The electors are led to believe that there is a special class of men/women whose social function is the conduct of political affairs and the rest of society (the one per cent parasitic oligarchy excepted) are assigned the social function (civic duty) to vote either of two sides of the “aisle,” the political divide to “rule” and exercise a power to deprive the majority of a voice or role in the business of society’s decision-making in all matters that affect our lives and the future of social life.
This status quo is liberally punctuated with participants in the ritualistic election cycles promising “change,” which results in the protection of the fortunes of the minority of rich and powerful by those who exchange positions in the seating arrangements of government and opposition to maintain the illusion of the exercise of “choice.”
In GE 2020, with 150 candidates in the ratio 80:70 between those of the monolith parties and the “others,” independents included, there is choice that suggests the possibility of at last having different voices in a Parliament configured with more “aisles” than one and the possibility of alternative points of view engaged in serious debate on issues with more than just the rigid perspectives commanded by the whips of leaders of government or opposition business.
Business which is that of the political monopoly parties but not the business of the society and its members.
The 70 candidates not of the two-party monopoly are hounded out of the race by the red and yellow “champions of democracy” denouncing anyone who dares claim the desire to offer a different voice or perspective as “vote splitters or nuisance value” as irrelevant because they do not have enough candidates; though in fact, the rules of the electoral process recognise no qualifying threshold to the title of party or candidate.
The monoliths attempt to maintain their monopoly of the electoral process by delegitimising all other voices.
The first-past-the-post winner take all electoral system and the exclusion of the electors from the selection of candidates also guarantee the status quo, backed up by the big spend of the “major parties” to exclude the other voices from access to the “traditional media” and space, which should be guaranteed to all participants if this was a really Fair contest.
So much of “reality” is just illusion, as one of calypso bards put it in song.
That is why democratic renewal of the electoral and political processes is the necessity for change of this moment if the governance arrangements of our societies are to be truly representative in content that puts the electors in the position of decision-makers with the responsibility of deciding the future for all who constitute the nation and exercise the sovereignty which has been usurped by the minority.
The only guarantee of free and fair elections is a vigilant and invested electorate with an independent and uncompromised Judiciary.
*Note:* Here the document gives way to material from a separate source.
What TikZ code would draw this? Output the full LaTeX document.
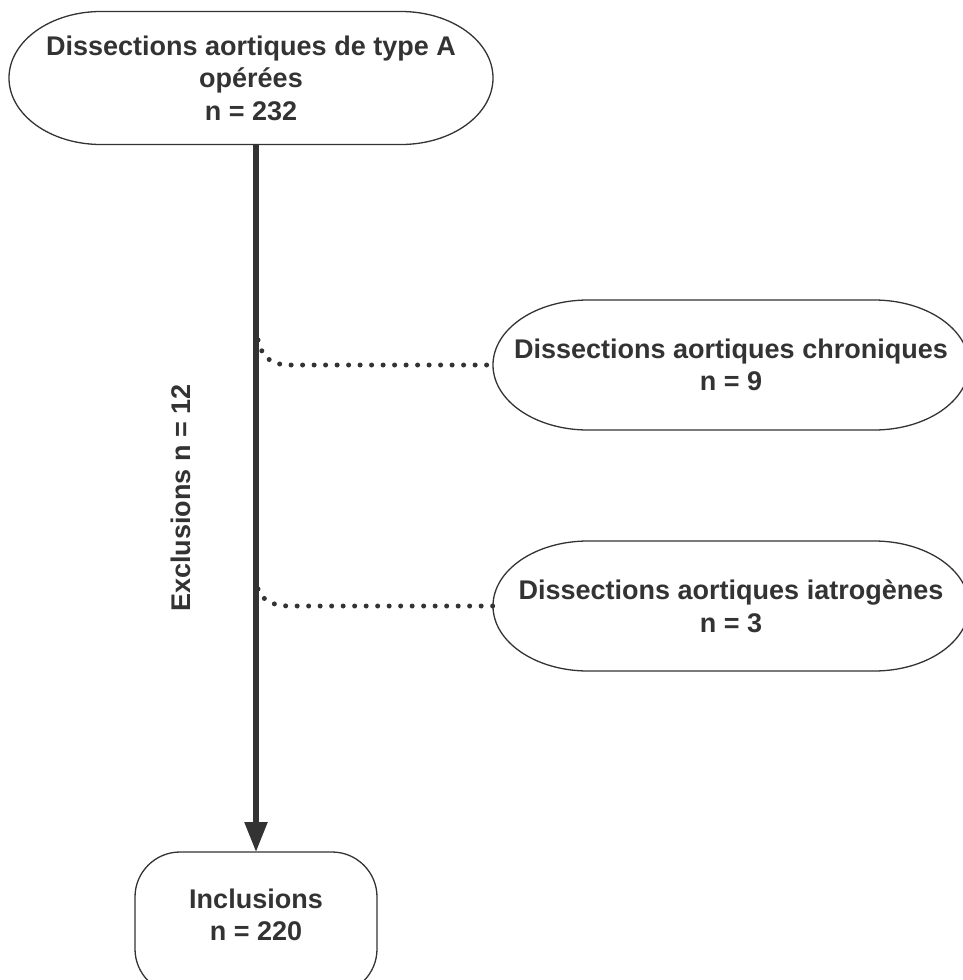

We don’t have too look far to understand that.
The current experience of Guyana is the most recent object lesson of this reality.
An informed and involved electorate is our best guarantee of fair elections. Eternal vigilance is the price of freedom.
Five years now, many people saying “No More Red or Yellow!”
In GE 2020, 70 candidates are neither red nor yellow.
This your chance to elect some of them to Parliament. We need different voices in Parliament.
Time to end the red-yellow political monopoly. Time for a Parliament of national purpose; not sectoral party interests.